Ellen and Robin Moore descending from Near Point towards Anchorage. Robin's son, Adam, lives in Anchorage with his wife, Allie, their new daughter, Juniper, and two excited dogs, Echo and Norma.


Brief Logistics

There are many resources online for planning a driving trip to Alaska from the lower-48. I'll bullet a few useful tidbits below:
  • Buy a copy of the Milepost, an annual publication that has mile-by-mile information on many of the routes through Canada and within Alaska. It's ridiculously detailed and especially useful if you have someone traveling with you who can read from it as you go.
  • Be prepared for wet weather. At least on our trip, it rained a LOT. Don't let the rain stop you from getting out and doing things. Bring good rain gear.
  • Carry bear spray almost everywhere. You are not allowed to cross the border into Canada with pepper-spray, mace, etc, but you can bring bear spray. We had no bear encounters, but they are out there.
  • Gas is expensive in Canada and Alaska. Budget for it.
  • There's no need to carry an extra gas can unless your car has a very small tank. Pay attention to filling up, but there are plenty of gas stations. 
  • Give yourself LOTS of time for the drive. We spent about 11 days getting from the Canadian border to Anchorage and could easily have taken many more. 
  • There are many campgrounds along the route and many options for dispersed (free) camping. We used an app called iOverlander to find campsites. It maps paid and free campsites as well as places for water, wifi, car repairs, etc. For $9.99/month you can subscribe and download unlimited states or provinces ahead of time (recommended) so that you aren't reliant on cell. 
  • Cell coverage was spotty but surprisingly good a lot of the time. We have Verizon.
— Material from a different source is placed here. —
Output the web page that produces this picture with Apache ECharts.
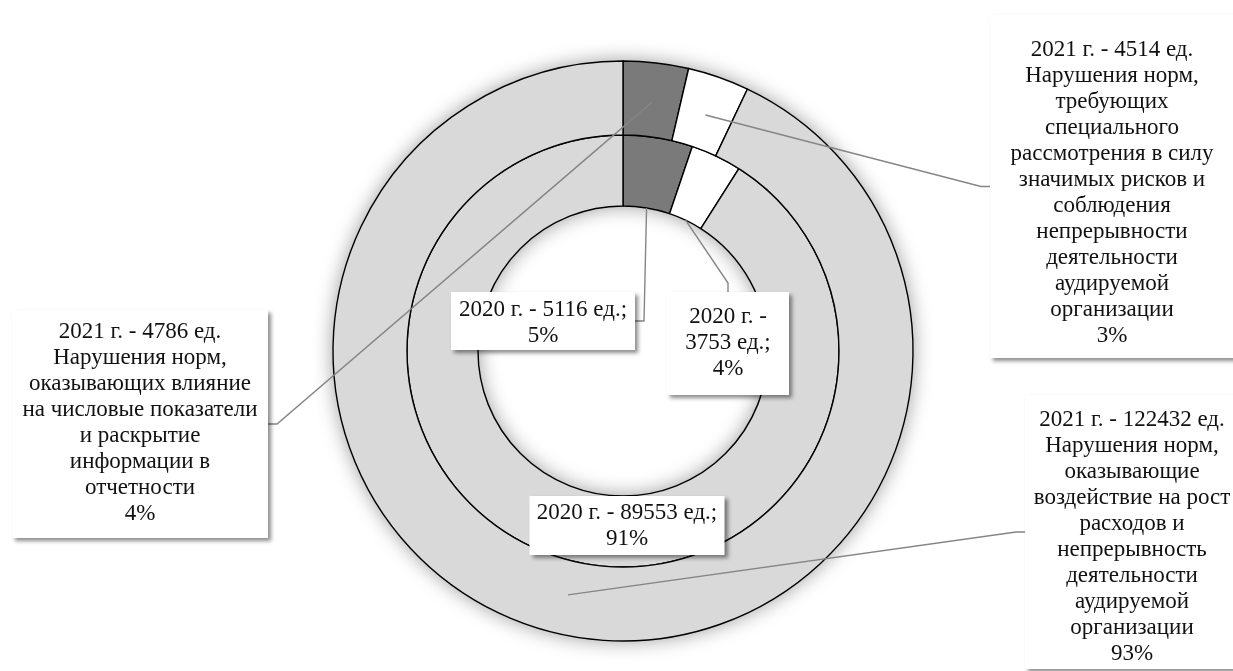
<!DOCTYPE html>
<html><head><meta charset="utf-8">
<script src="https://cdn.jsdelivr.net/npm/echarts@6/dist/echarts.min.js"></script>
<style>html,body{margin:0;padding:0;background:#fff}#c{width:1233px;height:671px}</style>
</head><body><div id="c"></div>
<script>
// ---- data ----
const categories = [
  'Нарушения норм,\nоказывающих влияние\nна числовые показатели\nи раскрытие\nинформации в\nотчетности',
  'Нарушения норм,\nтребующих\nспециального\nрассмотрения в силу\nзначимых рисков и\nсоблюдения\nнепрерывности\nдеятельности\nаудируемой\nорганизации',
  'Нарушения норм,\nоказывающие\nвоздействие на рост\nрасходов и\nнепрерывность\nдеятельности\nаудируемой\nорганизации'
];
const years = ['2020 г.', '2021 г.'];
const values2020 = [5116, 3753, 89553];
const values2021 = [4786, 4514, 122432];

// ---- styles / layout ----
const sliceColors = ['#7a7a7a', '#ffffff', '#d9d9d9'];
const FONT = '"Liberation Serif", "Times New Roman", serif';
const CX = 623, CY = 351;
// annotation boxes: centre x, top y, outer width, padding [t, r, b, l], wrap after year
const outerBoxes = [
  {cx: 140, top: 310, w: 256, pad: [9, 4, 11, 4]},
  {cx: 1112, top: 15, w: 244, pad: [22, 4, 9, 4]},
  {cx: 1132, top: 395, w: 214, pad: [12, 4, 2, 4]}
];
const innerBoxes = [
  {cx: 543, top: 292, w: 184, pad: [5, 2, 1, 2]},
  {cx: 728, top: 292, w: 122, pad: [12, 6, 13, 6], wrap: true},
  {cx: 627, top: 496, w: 195, pad: [4, 2, 3, 2], noLine: true}
];

const baseLabel = {
  show: true, position: 'outside', color: '#111', fontFamily: FONT, fontSize: 23, lineHeight: 26,
  backgroundColor: '#ffffff', align: 'center', overflow: 'none',
  shadowColor: 'rgba(0,0,0,0.45)', shadowBlur: 4, shadowOffsetX: 3, shadowOffsetY: 3
};

function ringData(values) {
  return values.map((v, i) => ({value: v, name: categories[i], itemStyle: {color: sliceColors[i]}}));
}
function labelData(values, boxes, formatter) {
  return values.map((v, i) => {
    const b = boxes[i];
    const lab = Object.assign({}, baseLabel, {
      width: b.w - b.pad[1] - b.pad[3], padding: b.pad,
      formatter: p => formatter(p, !!b.wrap)
    });
    const item = {value: v, name: categories[i], label: lab};
    if (b.noLine) item.labelLine = {show: false};
    return item;
  });
}
function layoutFor(boxes) {
  return function (params) {
    const b = boxes[params.dataIndex];
    return {x: b.cx, y: b.top, align: 'center', verticalAlign: 'top'};
  };
}

const ringCommon = {
  type: 'pie', center: [CX, CY], startAngle: 90, clockwise: true, silent: true,
  animation: false, avoidLabelOverlap: false, label: {show: false}, labelLine: {show: false},
  itemStyle: {borderColor: '#000', borderWidth: 1.4}, emphasis: {disabled: true}
};
const helperCommon = {
  type: 'pie', center: [CX, CY], startAngle: 90, clockwise: true, silent: true,
  animation: false, avoidLabelOverlap: false, percentPrecision: 0,
  itemStyle: {color: 'rgba(0,0,0,0)', borderWidth: 0}, emphasis: {disabled: true},
  labelLine: {show: true, length: 10, length2: 9, lineStyle: {color: '#858585', width: 1.4}}, z: 5
};

const total2021 = values2021.reduce((a, b) => a + b, 0);
const fmtOuter = p => `${years[1]} - ${p.value} ед.\n${p.name}\n${p.percent}%`;
const fmtInner = (p, wrap) => `${years[0]} -${wrap ? '\n' : ' '}${p.value} ед.;\n${p.percent}%`;

const option = {
  backgroundColor: '#ffffff',
  animation: false,
  series: [
    // soft shadow under the rings
    Object.assign({}, ringCommon, {
      radius: [145, 290], z: 1,
      data: [{value: total2021, name: 'shadow'}],
      itemStyle: {color: '#d9d9d9', borderWidth: 0, shadowBlur: 20, shadowColor: 'rgba(0,0,0,0.4)'}
    }),
    Object.assign({}, ringCommon, {name: years[0], radius: [145, 216], z: 2, data: ringData(values2020)}),
    Object.assign({}, ringCommon, {name: years[1], radius: [216, 290], z: 2, data: ringData(values2021)}),
    // label carriers (outer ring, anchored mid-ring)
    Object.assign({}, helperCommon, {
      name: years[1] + ' labels', radius: [0, 250],
      data: labelData(values2021, outerBoxes, fmtOuter),
      labelLayout: layoutFor(outerBoxes)
    }),
    // label carriers (inner ring, anchored at inner edge)
    Object.assign({}, helperCommon, {
      name: years[0] + ' labels', radius: [0, 145],
      data: labelData(values2020, innerBoxes, fmtInner),
      labelLayout: layoutFor(innerBoxes)
    })
  ]
};

const chart = echarts.init(document.getElementById('c'), null, {renderer: 'canvas'});
chart.setOption(option);
</script></body></html>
  • If you camp outside of campgrounds, please learn to properly dispose of toilet paper! Many dispersed sites where we stayed were tainted by visible TP. You can put it in a small zip lock and throw it away at readily available trash cans or burn it (if you are extremely aware of fire danger). At the VERY LEAST, bury it rather than leaving it on the surface or draped in vegetation. Carrying a small shovel is useful.